El encumbramiento sin matices de la ideología económica liberal en Europa, y por parte de la mayoría de sus gobiernos, ha llevado primero, a privatizar gran parte de las empresas públicas en sectores estratégicos, sobre todo las rentables (proceso que en el Estado español llevó adelante casi en exclusiva el PSOE); más tarde, a que los gobiernos renuncien a la posibilidad de participación pública en empresas con proyección de futuro (en Navarra el Gobierno de UPN vendió su participación en EHN, perdiendo capacidad de incidir en la estrategia de esta importante empresa, y en cambio invirtió dinero público en acciones de Iberdrola para especular en bolsa). De forma paralela, ha conllevado la aprobación de medidas de flexibilización laboral (recordemos la contestada reforma laboral del Gobierno de Aznar) que han supuesto un paulatino retroceso en los derechos sociales y laborales. No es casualidad que este diciembre el Parlamento Europeo vaya a debatir la posibilidad de ampliar la jornada laboral de los trabajadores y trabajadoras a las 65 horas, retroceso sin precedentes en el continente desde la Revolución Industrial.

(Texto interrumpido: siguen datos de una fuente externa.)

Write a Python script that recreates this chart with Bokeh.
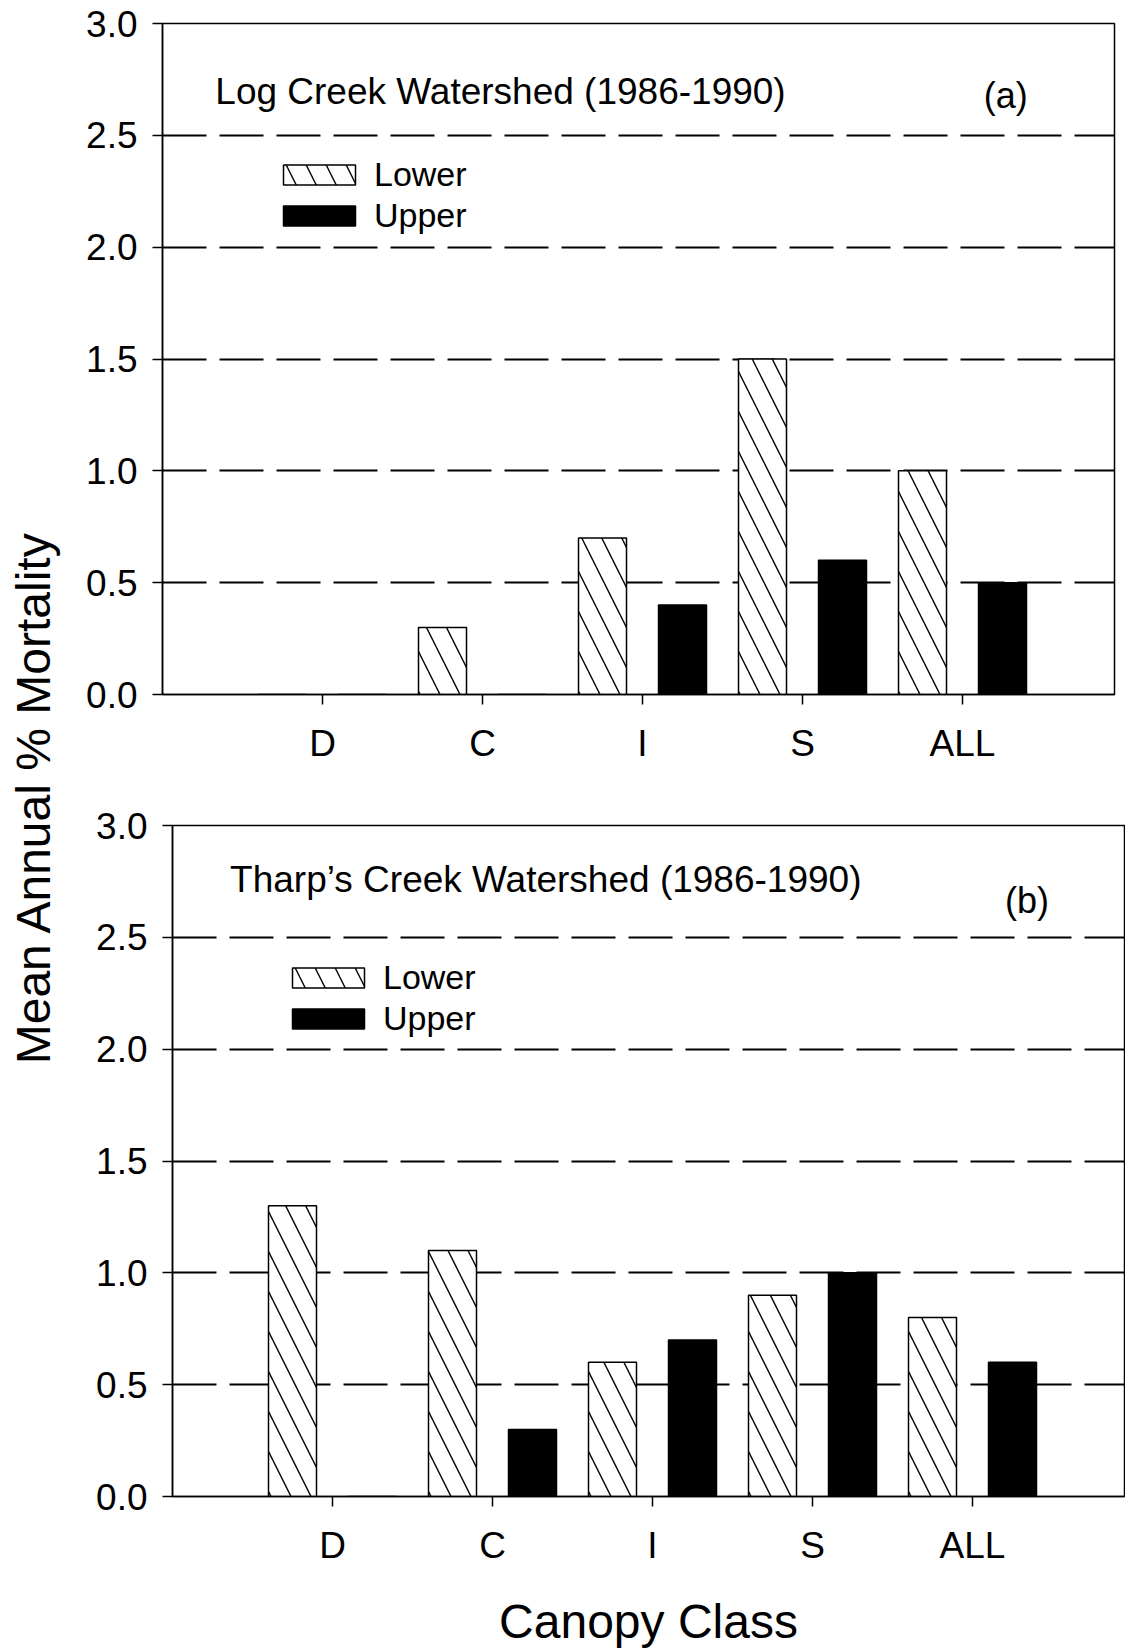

Desde el ámbito progresista, quienes abogamos por un desarrollo económico sostenible y defendemos la justifica social como objetivo de las políticas públicas, sólo tenemos una fórmula para afrontar una crisis de esta envergadura: desde un análisis serio y profundo de sus causas, para revisar y corregir los planteamientos que nos han llevado a este desastre, con vocación de futuro, y desde el compromiso de construir una sociedad más democrática y equilibrada. Y sin exclusiones. Tal vez hayan sido inevitables las medidas de urgencia adoptadas ante un contexto tan inestable y peligroso para toda la economía que, de no arbitrarse, las consecuencias hubieran sido más funestas. Pero no basta ‘parar el golpe’. Es hora de arrimar el hombro para cambiar la forma de actuar en política y economía, y construir un nuevo orden desde parámetros nuevos.